We wanted to flip the scenario and make the attacker react to us instead of us reacting to them. That was the philosophy and we started to look for practical ways to make it happen."

It's such a smart way to build your business. You take a problem, strip it down to first principles and then rebuild. I pushed Ofer to describe how he and his team were able to validate their idea. How did they get it from their whiteboard into another company's boardroom?

"We started talking with clients in Israel to get an initial sense of whether we were moving in the right direction and then we went on our first road trip to the US to get an initial sense of whether we had something. We ended up landing 11 customers from that first trip, but it wasn't all smooth sailing.

Our first meeting was a huge success. We met with a well-known bank, and they couldn't have been more excited. We left that meeting feeling validated, thinking that this was going to be easy!

Then, two hours later we had another meeting with another bank, and they told us clearly that there was no way they would ever deploy our solution on their network and that we needed to go back to the drawing board! It was very humbling."

Elation and deflation in the space of an afternoon! One of the things companies often struggle with, especially companies from outside the US, is how to build that network of contacts and land meetings with big name potential customers. I had to ask Ofer how his young company managed to get in front of big banks and insurance companies on their first road trip.

"It's a lot of hard work hitting up whoever you know to make connections for you. I would say there were two significant factors for us at the time. Firstly, we were already in talks with a couple of big investors, and they certainly facilitated some of those connections. The second was Nadav's former role as head of the 8200 unit in the IDF. Being the head of Israel signal intelligence was a big draw that had people asking, "What do these guys know that I don't?"

One of the biggest challenges right now for any startup is recruitment. There seems to be more startups looking to fill key roles than high-caliber people with the right talents and experience. I asked Ofer how Illusive went about filling those roles which are so important in the early stages of a startup.

"We all tapped into our networks in a very targeted way to bring in the best talent we could. Between people we knew from Check Point through to the military we set a very high bar. The thesis was that if we can hire superstars as the first 10 employees, then that becomes the basis of how the rest of the company is built. Really strong people want to work with strong people, so they bring in their friends and at some point, you achieve a critical mass of excellence."

It's a simple enough proposition, but it's still tough to execute. Switching gears a little I wanted to hear about Ofer's experiences having moved to New York. I see a lot of companies that are founded all over the world, looking to the US as a source of funding, customers and even credibility. I asked Ofer why he made the move as CEO while most of Illusive's development is still based in Israel.

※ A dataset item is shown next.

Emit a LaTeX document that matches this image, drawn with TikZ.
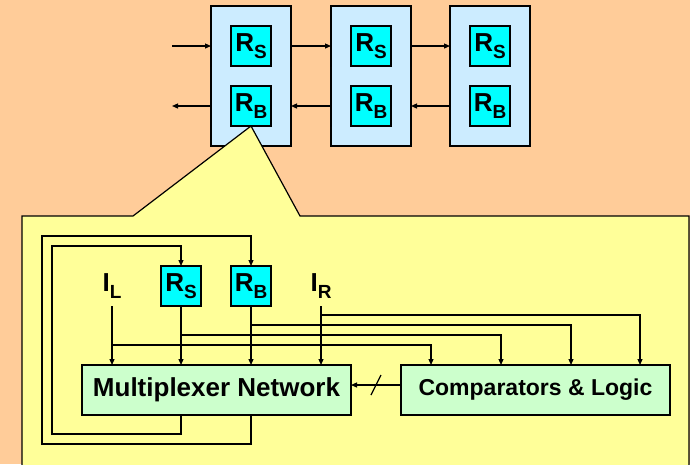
\documentclass[tikz,border=0pt]{standalone}
\usepackage{fontspec}
\setmainfont{Liberation Sans}
\usepackage{tikz}
\usetikzlibrary{arrows.meta,positioning,calc}
\definecolor{bgpeach}{RGB}{255,204,153}
\definecolor{stageblue}{RGB}{204,236,255}
\definecolor{regcyan}{RGB}{0,255,255}
\definecolor{calloutyellow}{RGB}{255,255,153}
\definecolor{unitgreen}{RGB}{204,255,204}
\newcommand{\lowsub}[1]{\raisebox{-6.5pt}{\fontsize{19}{19}\selectfont #1}}
\tikzstyle{arrow} = [line width=1.2pt,->,>={Triangle[length=6pt,width=5pt]}]
\tikzstyle{wire} = [line width=1.2pt]
\tikzstyle{stage} = [rectangle, draw, fill=stageblue, line width=1.5pt, minimum width=80pt, minimum height=140pt, outer sep=0pt]
\tikzstyle{reg} = [rectangle, draw, fill=regcyan, line width=1.5pt, minimum width=40pt, minimum height=40pt, inner sep=0pt, outer sep=0pt, text centered, font=\fontsize{26}{27}\selectfont\bfseries]
\tikzstyle{inlabel} = [rectangle, minimum width=30pt, minimum height=40pt, inner sep=0pt, outer sep=0pt, font=\fontsize{26}{27}\selectfont\bfseries]
\tikzstyle{unit} = [rectangle, draw, fill=unitgreen, line width=1.5pt, minimum width=269pt, minimum height=50pt, inner sep=0pt, outer sep=0pt, text centered]

\begin{document}
\begin{tikzpicture}[x=1pt,y=-1pt]
\useasboundingbox (0,0) rectangle (690,464);
\fill[bgpeach] (0,0) rectangle (690,464);
\clip (0,0) rectangle (690,464);

% chain of stages
\node[stage] (st1) at (251,76) {};
\node[stage, right=40pt of st1] (st2) {};
\node[stage, right=39pt of st2] (st3) {};
\node[reg] (rs1) at ([yshift=30pt]st1.center) {R\lowsub{S}};
\node[reg] (rb1) at ([yshift=-30pt]st1.center) {R\lowsub{B}};
\node[reg] (rs2) at ([yshift=30pt]st2.center) {R\lowsub{S}};
\node[reg] (rb2) at ([yshift=-30pt]st2.center) {R\lowsub{B}};
\node[reg] (rs3) at ([yshift=30pt]st3.center) {R\lowsub{S}};
\node[reg] (rb3) at ([yshift=-30pt]st3.center) {R\lowsub{B}};
\coordinate (inl) at (172,46);
\coordinate (outl) at (172,106);
\draw[arrow] (inl) -- (st1.west |- rs1);
\draw[arrow] (st1.east |- rs1) -- (st2.west |- rs2);
\draw[arrow] (st2.east |- rs2) -- (st3.west |- rs3);
\draw[arrow] (st1.west |- rb1) -- (outl);
\draw[arrow] (st2.west |- rb2) -- (st1.east |- rb1);
\draw[arrow] (st3.west |- rb3) -- (st2.east |- rb2);

% callout
\draw[fill=calloutyellow, line width=1.2pt] (22,470) -- (22,216) -- (133,216) -- (rb1.south) -- (300,216) -- (689,216) -- (689,470);

% detail of one stage
\node[inlabel] (il) at (112,286) {I\lowsub{L}};
\node[reg] (rs) at (181,286) {R\lowsub{S}};
\node[reg, right=30pt of rs] (rb) {R\lowsub{B}};
\node[inlabel] (ir) at (321,286) {I\lowsub{R}};
\node[unit, font=\fontsize{26}{30}\selectfont\bfseries] (mux) at (216.5,390) {Multiplexer Network};
\node[unit, font=\fontsize{23}{27}\selectfont\bfseries, right=50pt of mux] (cmp) {Comparators \& Logic};

\draw[arrow] (il) -- (il |- mux.north);
\draw[arrow] (rs) -- (rs |- mux.north);
\draw[arrow] (rb) -- (rb |- mux.north);
\draw[arrow] (ir) -- (ir |- mux.north);

\draw[arrow] ($(il |- mux.north)+(0pt,20pt)$) -| ($(cmp.north west)+(30pt,0pt)$);
\draw[arrow] ($(rs |- mux.north)+(0pt,30pt)$) -| ($(cmp.north west)+(100pt,0pt)$);
\draw[arrow] ($(rb |- mux.north)+(0pt,40pt)$) -| ($(cmp.north west)+(170pt,0pt)$);
\draw[arrow] ($(ir |- mux.north)+(0pt,50pt)$) -| ($(cmp.north west)+(239pt,0pt)$);

\draw[arrow] (mux.south -| rs) -- ++(0pt,-19pt) -| ([xshift=-30pt,yshift=20pt]mux.west |- rs.north) -| (rs.north);
\draw[arrow] (mux.south -| rb) -- ++(0pt,-29pt) -| ([xshift=-40pt,yshift=30pt]mux.west |- rb.north) -| (rb.north);

\draw[arrow] ([yshift=5pt]cmp.west) -- ([yshift=5pt]mux.east);
\draw[wire] ($(mux.east)!0.5!(cmp.west)+(-5pt,-5pt)$) -- +(10pt,20pt);
\end{tikzpicture}
\end{document}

"I think there's a glass ceiling if you're not based in the market that you're selling into. I felt the need to be present to understand our customers and their pain points. I spent many hours when I was still living in Israel, hopping on calls with people in the US, managing all the different time zones, but it's not the same. Also, as CEO I find I get drawn into what's around me. If I'm in Israel with the development side, then I'm drawn in naturally to development. At some phases of the company, that's the right place to be, but at other times you really want to be drawn toward the market and the customers.

Ofer Israeli

Why did I choose New York? We work a lot with the banking world and the insurance world, and many of those clients are here. From a time-zone and distance-to-Israel perspective, it's easier to be on the East Coast. But also, it's just a fun place to be. If you're going to move, why not pick a city that is also exciting and fun to live in?"

It's refreshing to hear a CEO talk about fun and Ofer is an excellent ambassador for the startup life. Before we finished our conversation, he told me about the message he would love to send to people choosing whether to work for a startup or a big company.

"I get that startups aren't for everyone and big companies aren't for everyone. But I would love for people to understand the impact you can have in a startup and just how rewarding that can be. When you work for a big company, it can be hard to move the needle even when you have a really great idea. I think the opportunities available when you go to work at a startup are very exciting. That's the culture we've established at Illusive and that's the thing that I like to show candidates as we continue to build out the company."

I love to hear CEOs getting to grips with the culture of the companies they lead, as much as with the technical and business aspects of their business. Ofer Israeli is a thoughtful leader making smart decisions about his company and the way he runs it. I expect we'll be hearing a lot more from Illusive in the years ahead.